Exchange Nat. Bk. of Tulsav.Hurley

Court of Appeal of California, Second District, Division OneAug 16, 1937
22 Cal.App.2d 321 (Cal. Ct. App. 1937)
22 Cal.App.2d 32170 P.2d 975

Docket No. 11301.

August 16, 1937.

APPEAL from a judgment of the Superior Court of Los Angeles County. Robert W. Kenny, Judge. Reversed.

The facts are stated in the opinion of the court.

Mathes Sheppard and Lloyd Melvin Smith for Appellant.

A.S. Goldflam for Respondent.


Plaintiff appeals from a judgment of dismissal after the sustaining of a demurrer to the complaint without leave to amend, notwithstanding an application for leave to amend.
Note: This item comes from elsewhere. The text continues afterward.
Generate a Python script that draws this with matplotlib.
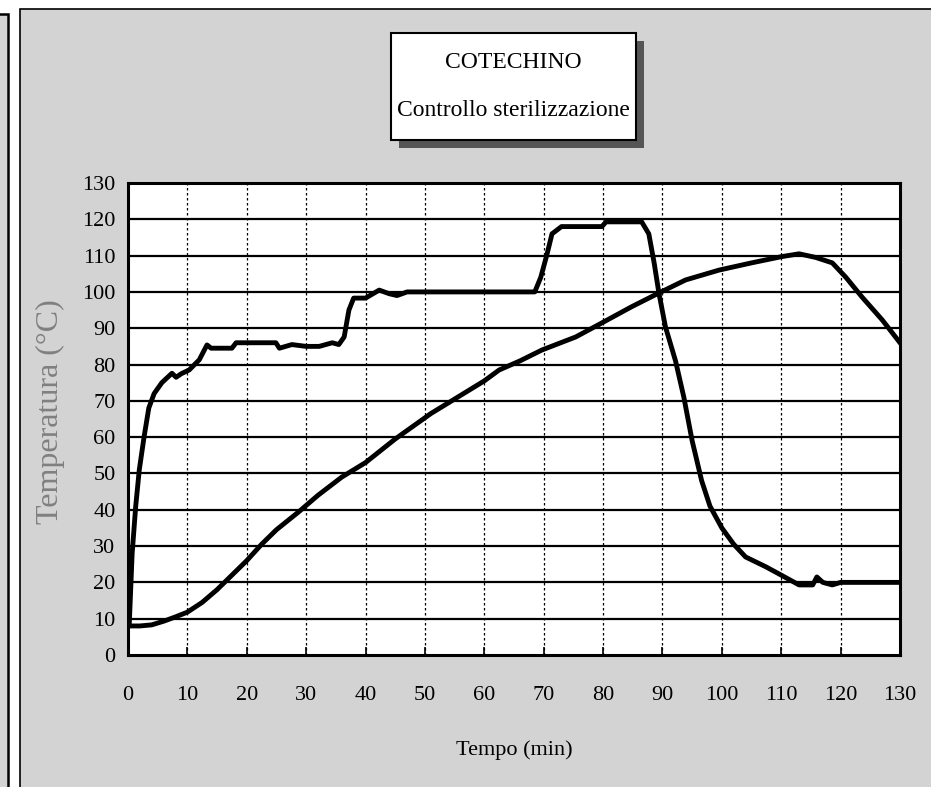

[1] The action was based on the endorsement of a promissory note. The transaction, which included the making of the note as well as the endorsement thereof by defendant, took place in the state of Oklahoma. The promissory note contained the provision that all endorsers "agree and consent that, after maturity, the time for its payment may be extended from time to time by agreement between the holder and any of them, without notice". Defendant relied upon the four-year statute of limitations (subd. 1, sec. 337, Code Civ. Proc.), which defense was complete if the due date on the note was conclusive. According to the maturity date on the face of the note, the action was commenced nineteen days after the expiration of the four-year period.

It is contended by appellant, however, that the maturity date had been extended by agreement between the maker and the plaintiff, and that an opportunity which was sought to correct the complaint in this regard was denied by reason of the trial court's ruling.
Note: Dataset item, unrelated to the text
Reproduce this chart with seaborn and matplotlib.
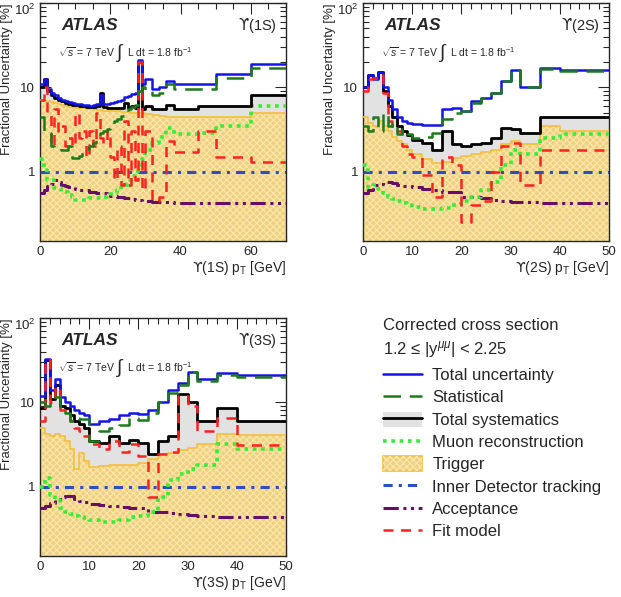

Plaintiff's contention must be sustained for the reason that if, as pointed out in the special demurrer, such complaint was insufficient by reason of the bar of the statute of limitations, plaintiff, under the circumstances, having applied for leave to amend, was entitled to an opportunity to so amend by alleging, with more particularity, the facts upon which it relied to toll the running of the statute.

For the foregoing reasons the judgment is reversed.

Houser, P.J., and York, J., concurred.